ANDOVER — While families throughout town may plans for beaches or ski trips this April school vacation, 10 high school students have a unique destination in mind: China.
The students will represent Andover, the Merrimack Valley and the United States when they spend a week at the Hengshui (pronounced heng-shway) School in China’s Hebei (pronounced her-bay) province from April 13 to 21, the week reserved for spring break.
Most of the students are enrolled in the high school’s Chinese language program, led by teacher Mei Lynn. A few others joined the trip after hearing about the opportunity among high school chatter, they said.
Ali Hale, one of the students going on the trip, said she has been studying Chinese for five years and is eager to put it to use.
“I just want to go out there to see and learn about the culture,” she said. “Learning Chinese is one thing in a classroom, but going over there is a completely different thing. There is nothing like going and getting hands-on and seeing it for yourself.”
The students also have a chance to build relationships that span the globe.
Michael Hanscom, one of three students on the trip who isn’t enrolled in the high school’s Chinese program, said he is going because “this is one of those things where, if I don’t do it now, I will never get to do it. If you have an opportunity to experience a culture so different than your own, you should do it.”

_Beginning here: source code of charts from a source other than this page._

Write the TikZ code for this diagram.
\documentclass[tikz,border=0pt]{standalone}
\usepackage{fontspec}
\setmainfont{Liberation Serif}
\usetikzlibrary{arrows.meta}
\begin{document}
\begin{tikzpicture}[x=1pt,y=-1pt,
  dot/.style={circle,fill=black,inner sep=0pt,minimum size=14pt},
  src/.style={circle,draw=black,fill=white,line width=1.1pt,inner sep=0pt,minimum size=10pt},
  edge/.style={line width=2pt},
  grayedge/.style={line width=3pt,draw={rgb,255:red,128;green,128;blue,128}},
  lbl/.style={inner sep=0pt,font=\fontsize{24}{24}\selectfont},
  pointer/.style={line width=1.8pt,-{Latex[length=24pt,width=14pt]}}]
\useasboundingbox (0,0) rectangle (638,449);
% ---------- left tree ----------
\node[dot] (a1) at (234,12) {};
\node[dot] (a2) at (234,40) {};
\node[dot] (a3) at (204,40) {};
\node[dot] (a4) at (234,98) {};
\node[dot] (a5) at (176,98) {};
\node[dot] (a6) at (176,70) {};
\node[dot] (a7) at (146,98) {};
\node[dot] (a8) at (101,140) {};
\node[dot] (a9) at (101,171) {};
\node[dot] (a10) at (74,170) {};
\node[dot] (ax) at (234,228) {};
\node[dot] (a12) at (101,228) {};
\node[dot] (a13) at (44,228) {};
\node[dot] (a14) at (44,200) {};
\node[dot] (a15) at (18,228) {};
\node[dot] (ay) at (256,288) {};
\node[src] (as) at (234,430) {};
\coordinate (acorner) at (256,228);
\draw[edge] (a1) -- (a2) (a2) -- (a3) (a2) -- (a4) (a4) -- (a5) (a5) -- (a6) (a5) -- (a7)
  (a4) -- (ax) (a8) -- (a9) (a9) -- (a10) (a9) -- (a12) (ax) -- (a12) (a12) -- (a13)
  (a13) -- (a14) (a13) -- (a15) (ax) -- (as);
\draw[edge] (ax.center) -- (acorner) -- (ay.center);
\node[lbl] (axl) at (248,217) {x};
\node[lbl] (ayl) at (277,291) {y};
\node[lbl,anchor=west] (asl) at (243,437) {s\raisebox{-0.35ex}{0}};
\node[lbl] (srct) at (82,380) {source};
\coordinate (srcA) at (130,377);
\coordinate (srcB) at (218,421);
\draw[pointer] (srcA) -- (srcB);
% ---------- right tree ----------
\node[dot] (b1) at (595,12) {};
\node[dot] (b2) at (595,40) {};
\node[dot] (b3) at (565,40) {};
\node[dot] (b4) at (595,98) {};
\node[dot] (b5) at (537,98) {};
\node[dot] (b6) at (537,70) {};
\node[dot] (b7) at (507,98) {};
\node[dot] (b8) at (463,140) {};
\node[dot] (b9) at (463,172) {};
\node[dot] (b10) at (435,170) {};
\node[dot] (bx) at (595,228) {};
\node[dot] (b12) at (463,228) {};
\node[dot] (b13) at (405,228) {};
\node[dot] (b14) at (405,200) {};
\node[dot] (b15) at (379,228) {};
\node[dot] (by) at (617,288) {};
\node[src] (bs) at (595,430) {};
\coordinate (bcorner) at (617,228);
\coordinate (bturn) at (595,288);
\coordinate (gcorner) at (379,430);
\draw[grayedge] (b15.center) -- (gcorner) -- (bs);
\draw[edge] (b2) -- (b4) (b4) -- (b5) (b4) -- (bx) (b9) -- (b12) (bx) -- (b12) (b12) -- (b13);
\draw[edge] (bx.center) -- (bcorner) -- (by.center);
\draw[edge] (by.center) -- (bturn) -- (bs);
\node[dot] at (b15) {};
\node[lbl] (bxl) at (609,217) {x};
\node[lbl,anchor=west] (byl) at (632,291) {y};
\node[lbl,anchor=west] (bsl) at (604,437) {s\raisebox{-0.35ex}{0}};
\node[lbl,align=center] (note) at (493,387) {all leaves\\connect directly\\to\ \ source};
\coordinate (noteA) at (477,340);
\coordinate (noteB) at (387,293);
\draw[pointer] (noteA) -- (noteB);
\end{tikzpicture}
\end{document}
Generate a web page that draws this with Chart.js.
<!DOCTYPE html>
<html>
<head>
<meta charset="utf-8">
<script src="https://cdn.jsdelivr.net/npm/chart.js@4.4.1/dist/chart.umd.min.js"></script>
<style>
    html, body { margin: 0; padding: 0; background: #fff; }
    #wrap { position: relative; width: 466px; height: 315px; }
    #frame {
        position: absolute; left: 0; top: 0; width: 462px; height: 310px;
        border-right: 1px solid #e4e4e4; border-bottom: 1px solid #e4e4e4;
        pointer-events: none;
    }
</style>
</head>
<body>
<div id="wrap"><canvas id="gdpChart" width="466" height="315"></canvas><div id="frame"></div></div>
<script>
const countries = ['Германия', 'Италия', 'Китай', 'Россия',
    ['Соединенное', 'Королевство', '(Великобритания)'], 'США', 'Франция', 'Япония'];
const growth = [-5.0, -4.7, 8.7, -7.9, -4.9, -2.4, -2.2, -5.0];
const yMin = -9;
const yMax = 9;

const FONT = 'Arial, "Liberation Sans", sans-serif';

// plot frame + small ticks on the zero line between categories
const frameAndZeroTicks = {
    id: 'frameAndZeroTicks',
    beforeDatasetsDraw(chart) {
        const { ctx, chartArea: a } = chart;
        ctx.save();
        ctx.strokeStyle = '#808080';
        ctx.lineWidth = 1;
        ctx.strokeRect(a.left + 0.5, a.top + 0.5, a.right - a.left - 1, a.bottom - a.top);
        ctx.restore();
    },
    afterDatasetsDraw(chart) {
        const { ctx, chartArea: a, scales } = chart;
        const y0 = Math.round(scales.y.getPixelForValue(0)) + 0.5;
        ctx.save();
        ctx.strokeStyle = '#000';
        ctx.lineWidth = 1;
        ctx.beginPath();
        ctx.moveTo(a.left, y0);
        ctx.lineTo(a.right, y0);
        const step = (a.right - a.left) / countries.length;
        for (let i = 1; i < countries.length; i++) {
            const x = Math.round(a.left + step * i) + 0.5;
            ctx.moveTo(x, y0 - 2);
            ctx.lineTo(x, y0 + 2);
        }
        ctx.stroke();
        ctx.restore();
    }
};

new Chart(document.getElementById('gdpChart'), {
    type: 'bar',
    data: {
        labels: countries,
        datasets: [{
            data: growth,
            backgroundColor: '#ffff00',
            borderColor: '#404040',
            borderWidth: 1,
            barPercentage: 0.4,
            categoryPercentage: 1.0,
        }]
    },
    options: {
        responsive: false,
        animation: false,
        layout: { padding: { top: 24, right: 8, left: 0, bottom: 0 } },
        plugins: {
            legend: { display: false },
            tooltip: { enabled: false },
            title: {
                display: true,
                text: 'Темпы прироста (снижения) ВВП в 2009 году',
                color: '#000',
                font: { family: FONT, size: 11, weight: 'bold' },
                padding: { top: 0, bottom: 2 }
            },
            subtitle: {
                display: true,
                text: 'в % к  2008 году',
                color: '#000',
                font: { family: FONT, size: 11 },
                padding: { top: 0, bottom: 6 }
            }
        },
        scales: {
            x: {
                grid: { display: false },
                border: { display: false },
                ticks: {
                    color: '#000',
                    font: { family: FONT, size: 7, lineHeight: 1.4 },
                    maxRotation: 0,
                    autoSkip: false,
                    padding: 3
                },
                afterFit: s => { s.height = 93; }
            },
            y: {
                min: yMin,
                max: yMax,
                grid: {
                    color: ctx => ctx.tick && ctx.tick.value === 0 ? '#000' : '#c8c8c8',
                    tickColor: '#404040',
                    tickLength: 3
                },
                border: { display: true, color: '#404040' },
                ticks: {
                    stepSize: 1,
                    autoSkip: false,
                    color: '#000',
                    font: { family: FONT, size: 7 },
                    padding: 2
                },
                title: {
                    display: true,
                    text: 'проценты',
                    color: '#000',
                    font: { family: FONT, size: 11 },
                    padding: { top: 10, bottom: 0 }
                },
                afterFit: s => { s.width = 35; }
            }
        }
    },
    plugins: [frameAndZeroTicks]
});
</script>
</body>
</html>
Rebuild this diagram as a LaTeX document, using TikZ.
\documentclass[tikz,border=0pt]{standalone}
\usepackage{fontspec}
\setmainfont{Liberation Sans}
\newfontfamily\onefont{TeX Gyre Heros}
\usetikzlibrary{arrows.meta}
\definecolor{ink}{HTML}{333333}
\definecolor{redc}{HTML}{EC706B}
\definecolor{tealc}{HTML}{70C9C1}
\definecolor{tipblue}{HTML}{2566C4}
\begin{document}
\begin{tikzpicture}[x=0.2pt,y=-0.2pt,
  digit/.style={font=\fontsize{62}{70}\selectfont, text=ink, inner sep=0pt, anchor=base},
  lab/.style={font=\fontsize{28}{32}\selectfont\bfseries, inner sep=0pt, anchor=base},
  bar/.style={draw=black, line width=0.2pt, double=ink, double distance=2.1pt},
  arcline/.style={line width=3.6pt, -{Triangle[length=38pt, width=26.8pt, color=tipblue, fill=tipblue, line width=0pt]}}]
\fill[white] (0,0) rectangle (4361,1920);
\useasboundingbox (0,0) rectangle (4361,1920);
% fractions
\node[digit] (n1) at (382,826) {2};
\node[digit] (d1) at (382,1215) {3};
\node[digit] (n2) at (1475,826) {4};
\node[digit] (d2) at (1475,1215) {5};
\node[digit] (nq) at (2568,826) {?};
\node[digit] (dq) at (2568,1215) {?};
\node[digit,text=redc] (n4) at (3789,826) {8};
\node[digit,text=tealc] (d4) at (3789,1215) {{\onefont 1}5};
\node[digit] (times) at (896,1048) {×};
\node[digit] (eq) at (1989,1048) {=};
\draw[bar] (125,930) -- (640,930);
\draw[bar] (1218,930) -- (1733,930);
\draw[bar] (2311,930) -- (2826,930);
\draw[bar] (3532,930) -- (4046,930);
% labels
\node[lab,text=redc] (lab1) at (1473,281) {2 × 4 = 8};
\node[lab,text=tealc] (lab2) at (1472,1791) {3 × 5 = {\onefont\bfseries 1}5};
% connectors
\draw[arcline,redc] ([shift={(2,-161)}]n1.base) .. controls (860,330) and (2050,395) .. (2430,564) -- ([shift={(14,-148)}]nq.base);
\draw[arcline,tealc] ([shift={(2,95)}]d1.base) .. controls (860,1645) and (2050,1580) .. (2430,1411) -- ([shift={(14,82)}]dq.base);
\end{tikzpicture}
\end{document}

Hugh Smith, another student on the trip, said he’s going with the group to expose himself to new ways of thinking.
“I’ve never taken Chinese, but once I heard about this opportunity, I wanted to go just to learn about the education system,” he said.
Students have also made other plans for outside the classroom while in China. They’ll travel to major landmarks like the Great Wall of China and the Forbidden City in Beijing, and they’re slated to perform American music in a musical festival taking place at the school, they said.
“We have a city theme within our performance, traveling through America with our songs,” student Devika Ranjan said. “We’re kind of showing them America through its arts. With art, you don’t need language to communicate.”
At a basic level, students attending “can practice the language,” Lynn said.
But she and other officials feel there is much more to gain by living inside the culture for a week.
“You can never know how much it will impact their awareness, the opportunity to have a different perspective, to build a greater understanding, greater tolerance of others,” Superintendent Marinel McGrath said.
Jorge Allen, the district’s world language program adviser, said the students will be “able to make that connection from the classroom to the country.”
“The school becomes a gateway to the world,” he said.
Costs are covered mainly through a grant from the Asia Society’s Confucius Classrooms Network. With the grant, the trip was only $2,200 per student, paid for by their families. Lodging, meals and other costs picked up when in China are covered by the hosting school, Andover High Principal Chris Lord said.
The school is looking to build a relationship with the Hengshui School, allowing local students to stay there and, in return, inviting students from Hebei to come live with volunteering Andover families in June.
Those on the trip will leave America on Saturday, April 13 and travel over the North Pole to get to China, Lord said. They’ll leave China Sunday, April 21, but by crossing the dateline on the way back, they’ll land back in the States earlier than when they departed.